Introduction
The public owns the East River, as it owns all navigable waterways.
Only recently is that ownership paying dividends. When Williamsburg’s iconic Domino Sugar refinery closed in 2004,
an extensive redevelopment permitting process began that would reshape the public’s access to the waterfront.
In 2014, New York City (the “City”) approved a proposal by Two Trees Management, the second developer to own the site since the refinery’s closing.
A hugely successful New York real estate company responsible for much of Dumbo’s
late-twentieth century redevelopment, Two Trees is undoubtedly a profit-making organism.
Despite this, its proposal and subsequent project did not effect a one-to-one transition from industrial to residential and commercial. Opened in 2018 at a cost of $50 million, Domino Park is a privately owned, publicly accessible five-acre park partially cantilevered over the East River.
Domino Square is a similarly accessible one-acre plaza nearby.
Developers have their own incentives to build parks and green spaces alongside more traditional developments,
but Domino Park and Square are not purely business or altruistic endeavors. They are the result of years of development proposals, zoning procedures, public feedback and pushback, and, most importantly, New York City’s 1993 Waterfront Zoning Ordinance (the “Ordinance”)
and its 2009 amendments, one of the diverse strategies by which the City has sought to reclaim its 520 miles of coastline.
The Ordinance requires landowners seeking redevelopment permits on waterfront lots to dedicate a portion of the lot to the public.
As Domino Park shows, New York City has created a functional system for establishing publicly accessible waterfront spaces. But the system is not as legally sound as it is effective. By conditioning development approval upon a land use restriction (the property owner only needs to build a park if they require a development permit), the Ordinance is an example of an “exaction,” a commonly implemented but unique portion of Takings jurisprudence.

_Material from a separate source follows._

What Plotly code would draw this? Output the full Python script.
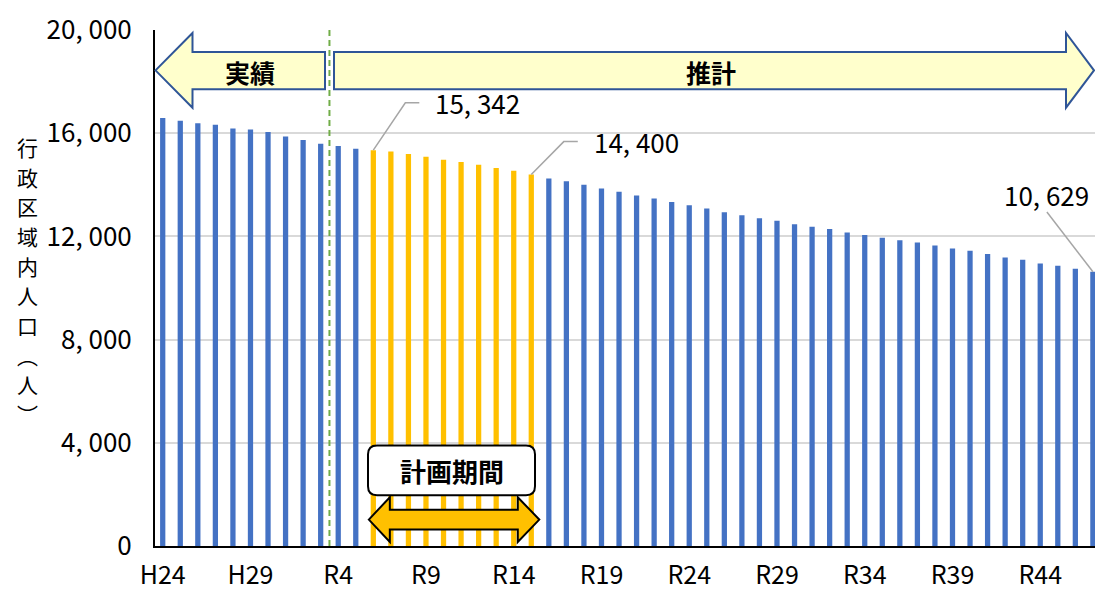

In essence, the City declares that: (1) Waterfront development interferes with the government’s interest in securing access to the water for the people and (2) the developer can proceed with it provided they balance this impediment on the state interest by creating a publicly accessible waterfront area.
U.S. Supreme Court decisions make the Ordinance constitutionally unsteady as it relates to the Takings Clause of the Fifth Amendment. Its survival is unexpected.
This Note addresses that survival. The Ordinance seemed destined to fail on day one, but it continues today. The City’s waterfront regime requires developers to spend money and cede control, yet landowners decline to challenge it. This Note seeks to answer the question of why the Ordinance has survived. It uses this case study to argue that the Supreme Court’s exactions jurisprudence is not properly designed to protect private property owners. To prevent the government from exacting unconstitutional conditions from landowners, the Supreme Court has instead limited the capabilities of both property owners and local government so much that even some well-resourced parties are unlikely to challenge municipal exactions. Contemporary exactions doctrine serves only as a hinderance on mutually beneficial municipal planning and thus is rarely implemented. Parties instead may choose to ignore it. New York City’s Waterfront Zoning Ordinance displays the practical faults and resulting inefficacy of exactions law.
Part I will provide background on New York’s successes and failures in reclaiming waterfront land, including the Ordinance. Part II will present and apply exactions law to the Ordinance. It will examine the Ordinance and its public-access requirements in the context of the “exactions trilogy” of Nollan v. California Coastal Commission,
Dolan v. City of Tigard,
and Koontz v. St. Johns River Water Management District,
and their recent successor, Sheetz v. County of El Dorado,
all of which suggest that the Ordinance would be overturned if subject to constitutional challenge. Part III will suggest that the Ordinance has stronger legal defenses available to it than one might expect, but most importantly it will argue that the Ordinance’s survival is not purely a coincidence. Rather, the City’s extensive powers in other methods of land use control incentivize developers to cooperate with a regime that, in many ways, aligns with their interests. Absent the Ordinance, the City would still be able to regulate similar or more intrusive results without conferring a benefit to developers. This places private developers in a scenario in which cooperation with municipal exactions is their best option.